But I actually welcomed proposed IVF guidelines that women should be able to have the costly treatment on the NHS up to the age of forty two.

Recent studies show that in just a decade the number of women having children in their forties has risen by 61 per cent.  My own mother gave birth two months shy of her 40th birthday, surrounded by warnings concerning possible birth defects and the stigma of being the oldest woman on the ward. I believe my parents gave me a better upbringing not despite of their age, but because of it.

I was cherished by my supposedly ancient parents and had an idyllic childhood.  The experience that came with my Dad’s age made him a better father, both in terms of his calm nature and endless patience with me.  My parents had travelled widely and experienced challenging careers. I was never part of a juggling-act between promotions and playgroup, and knew I had their undivided attention. Because of such life experience my parents were better geared to coping with me, especially as I didn’t sleep through the night till the age of three.

The pressure of a difficult child, work commitments, and unfilled expectations may have broken a younger couple. My parents were never desperate to escape to a previous life of parties and romantic meals, though. While I’m sure they craved a break once in a while, for the most part they were truly ready to settle down and watch Blue Peter with me. I’m not sure younger parents would have felt quite as dedicated or resolute in this decision.

As a young adult I now come to my parents for advice. My friends often joke about the wisdom of ‘Mama House’, without really considering why my mother is so accomplished in steering me clear of trouble. It can be irritating at times,  but the fact that my parents have 'been there and done that' has got me out of some sticky situations.

Both my parents still work in teaching, despite their age, partly to fund me through university. People wonder why they aren't going on cruises and playing golf in their retirement -but there's little chance of that. I believe having a child so late in life kept my parents young. They are far fitter then my partner’s grandparents, who are actually younger.  Neither mum nor dad are ready to put their feet up, perhaps because they’ve been running round after me when they were supposedly too old to do so. I am amazingly proud of them for that.
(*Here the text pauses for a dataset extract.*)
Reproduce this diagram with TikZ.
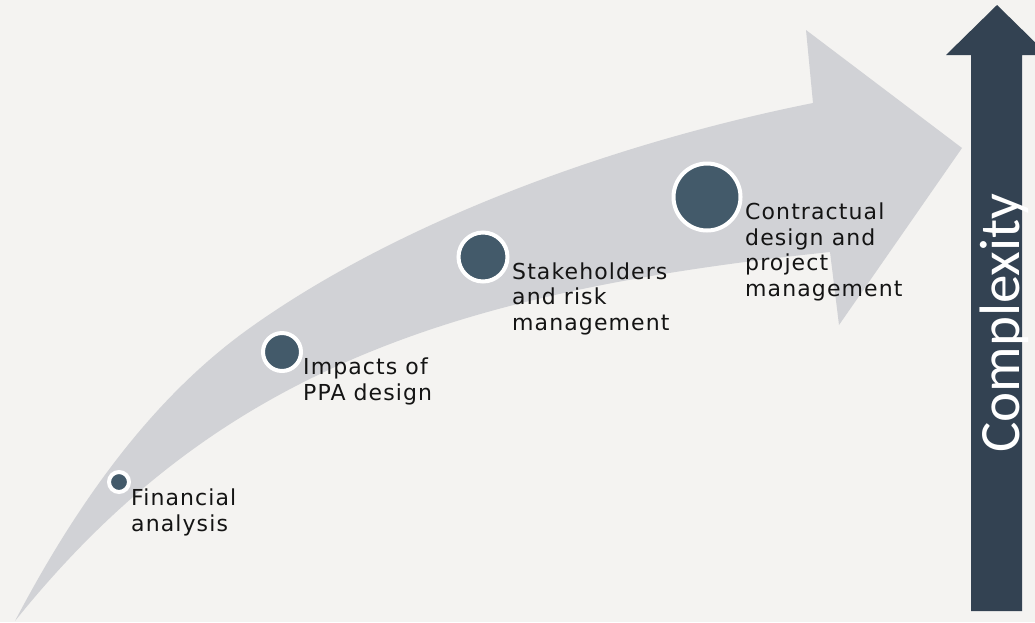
\documentclass[tikz,border=0pt]{standalone}
\usepackage{fontspec}
\setmainfont{DejaVu Sans}[LetterSpace=5]
\newfontfamily\cplxfont{Carlito}

\definecolor{pagebg}{HTML}{F4F3F1}
\definecolor{bandgrey}{HTML}{D1D2D6}
\definecolor{dotblue}{HTML}{435A6A}
\definecolor{axisblue}{HTML}{334252}

\tikzset{
	stepdot/.style={circle, fill=dotblue, draw=white, line width=4pt, inner sep=0pt},
	steplabel/.style={anchor=base west, align=left, inner sep=0pt,
		font=\fontsize{22}{25.5}\selectfont, text=black!92},
}

\begin{document}
\begin{tikzpicture}[x=1pt,y=-1pt]
	\useasboundingbox (0,0) rectangle (1035,622);
	\fill[pagebg] (0,0) rectangle (1035,622);
	\clip (0,0) rectangle (1035,622);
	% curved band
	\fill[bandgrey] (15,621) .. controls (90,478) and (167,388) .. (247,330)
		.. controls (397,222) and (613,143) .. (813,103)
		-- (806,30) -- (962,148) -- (839,325) -- (830,252)
		.. controls (450,292) and (215,372) .. (15,621) -- cycle;
	% complexity axis
	\fill[axisblue] (971,611) -- (971,55) -- (946,55) -- (997,5)
		-- (1048,55) -- (1022,55) -- (1022,611) -- cycle;
	\node[rotate=90, anchor=base, inner sep=0pt, text=white,
		font=\cplxfont\fontsize{57}{57}\selectfont] (cplx) at (1019,323) {Complexity};
	% steps
	\node[stepdot, minimum size=20pt] (fin) at (119,482) {};
	\node[steplabel] (finlbl) at (131,531) {Financial\\analysis};
	\node[stepdot, minimum size=38pt] (ppa) at (282,352) {};
	\node[steplabel] (ppalbl) at (303,400) {Impacts of\\PPA design};
	\node[stepdot, minimum size=49pt] (risk) at (483,257) {};
	\node[steplabel] (risklbl) at (512,330) {Stakeholders\\and risk\\management};
	\node[stepdot, minimum size=67pt] (pm) at (707,197) {};
	\node[steplabel] (pmlbl) at (745,296) {Contractual\\design and\\project\\management};
\end{tikzpicture}
\end{document}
Sometimes friends ask if I’m concerned about my parents dying. Surely it’s unfair to have a child when you know age is against you, they reason. This may be a straightforward argument, but death doesn’t always follow the rules of logic.  Several of my friends have lost parents at a very young age, so obsessing over my parents dying is both futile and morbid. The fact that I’ve never really considered such an event surely demonstrates how little age matters when it comes to being to a good parent.

I’ve had to come to terms with the fact that my Dad may not live to walk me up the aisle, especially as he underwent serious heart surgery in recent years. He resolutely informed me that I should marry the person who is right for me though, even if the wait means the father of the bride ends up missing the ceremony. And that kind of advice is what makes older parents bloody marvellous.